# The exercise
Please return the full listing below without altering anything.

# Data
============================================================

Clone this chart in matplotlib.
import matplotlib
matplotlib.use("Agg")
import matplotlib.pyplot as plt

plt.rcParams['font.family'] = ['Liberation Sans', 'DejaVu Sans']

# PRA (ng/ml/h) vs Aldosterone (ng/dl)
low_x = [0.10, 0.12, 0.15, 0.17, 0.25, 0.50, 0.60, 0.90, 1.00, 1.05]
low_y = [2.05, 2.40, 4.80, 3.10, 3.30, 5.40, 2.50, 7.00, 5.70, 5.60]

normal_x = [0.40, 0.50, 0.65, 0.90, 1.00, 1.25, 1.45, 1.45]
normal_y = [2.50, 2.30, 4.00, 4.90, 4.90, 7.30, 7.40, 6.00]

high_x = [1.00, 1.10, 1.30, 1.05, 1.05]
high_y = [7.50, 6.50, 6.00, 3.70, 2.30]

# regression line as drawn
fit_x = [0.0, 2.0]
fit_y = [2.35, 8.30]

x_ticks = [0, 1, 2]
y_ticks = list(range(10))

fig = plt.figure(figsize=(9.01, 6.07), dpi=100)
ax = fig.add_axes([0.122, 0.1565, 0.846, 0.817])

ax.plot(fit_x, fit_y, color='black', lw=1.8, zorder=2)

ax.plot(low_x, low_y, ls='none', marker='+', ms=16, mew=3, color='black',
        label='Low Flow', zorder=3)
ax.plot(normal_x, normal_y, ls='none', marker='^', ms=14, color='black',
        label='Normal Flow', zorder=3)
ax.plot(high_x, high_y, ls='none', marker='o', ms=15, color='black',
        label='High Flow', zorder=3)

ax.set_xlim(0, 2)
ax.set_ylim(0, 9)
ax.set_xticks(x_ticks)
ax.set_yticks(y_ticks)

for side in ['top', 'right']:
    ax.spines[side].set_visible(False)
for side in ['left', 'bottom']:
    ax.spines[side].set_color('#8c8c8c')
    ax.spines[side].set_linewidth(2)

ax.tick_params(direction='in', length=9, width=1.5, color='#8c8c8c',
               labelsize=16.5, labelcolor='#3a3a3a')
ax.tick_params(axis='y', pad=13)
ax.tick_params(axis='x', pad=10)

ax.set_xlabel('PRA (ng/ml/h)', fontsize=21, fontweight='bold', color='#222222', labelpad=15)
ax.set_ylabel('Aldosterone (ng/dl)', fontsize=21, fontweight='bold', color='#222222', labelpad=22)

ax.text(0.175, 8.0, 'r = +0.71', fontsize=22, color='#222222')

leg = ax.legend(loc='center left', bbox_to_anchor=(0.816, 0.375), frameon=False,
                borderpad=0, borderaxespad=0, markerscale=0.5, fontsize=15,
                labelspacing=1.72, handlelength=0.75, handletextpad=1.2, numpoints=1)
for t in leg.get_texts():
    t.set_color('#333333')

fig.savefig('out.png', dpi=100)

============================================================

# Result
Clone this chart in matplotlib.
import matplotlib
matplotlib.use("Agg")
import matplotlib.pyplot as plt

plt.rcParams['font.family'] = ['Liberation Sans', 'DejaVu Sans']

# PRA (ng/ml/h) vs Aldosterone (ng/dl)
low_x = [0.10, 0.12, 0.15, 0.17, 0.25, 0.50, 0.60, 0.90, 1.00, 1.05]
low_y = [2.05, 2.40, 4.80, 3.10, 3.30, 5.40, 2.50, 7.00, 5.70, 5.60]

normal_x = [0.40, 0.50, 0.65, 0.90, 1.00, 1.25, 1.45, 1.45]
normal_y = [2.50, 2.30, 4.00, 4.90, 4.90, 7.30, 7.40, 6.00]

high_x = [1.00, 1.10, 1.30, 1.05, 1.05]
high_y = [7.50, 6.50, 6.00, 3.70, 2.30]

# regression line as drawn
fit_x = [0.0, 2.0]
fit_y = [2.35, 8.30]

x_ticks = [0, 1, 2]
y_ticks = list(range(10))

fig = plt.figure(figsize=(9.01, 6.07), dpi=100)
ax = fig.add_axes([0.122, 0.1565, 0.846, 0.817])

ax.plot(fit_x, fit_y, color='black', lw=1.8, zorder=2)

ax.plot(low_x, low_y, ls='none', marker='+', ms=16, mew=3, color='black',
        label='Low Flow', zorder=3)
ax.plot(normal_x, normal_y, ls='none', marker='^', ms=14, color='black',
        label='Normal Flow', zorder=3)
ax.plot(high_x, high_y, ls='none', marker='o', ms=15, color='black',
        label='High Flow', zorder=3)

ax.set_xlim(0, 2)
ax.set_ylim(0, 9)
ax.set_xticks(x_ticks)
ax.set_yticks(y_ticks)

for side in ['top', 'right']:
    ax.spines[side].set_visible(False)
for side in ['left', 'bottom']:
    ax.spines[side].set_color('#8c8c8c')
    ax.spines[side].set_linewidth(2)

ax.tick_params(direction='in', length=9, width=1.5, color='#8c8c8c',
               labelsize=16.5, labelcolor='#3a3a3a')
ax.tick_params(axis='y', pad=13)
ax.tick_params(axis='x', pad=10)

ax.set_xlabel('PRA (ng/ml/h)', fontsize=21, fontweight='bold', color='#222222', labelpad=15)
ax.set_ylabel('Aldosterone (ng/dl)', fontsize=21, fontweight='bold', color='#222222', labelpad=22)

ax.text(0.175, 8.0, 'r = +0.71', fontsize=22, color='#222222')

leg = ax.legend(loc='center left', bbox_to_anchor=(0.816, 0.375), frameon=False,
                borderpad=0, borderaxespad=0, markerscale=0.5, fontsize=15,
                labelspacing=1.72, handlelength=0.75, handletextpad=1.2, numpoints=1)
for t in leg.get_texts():
    t.set_color('#333333')

fig.savefig('out.png', dpi=100)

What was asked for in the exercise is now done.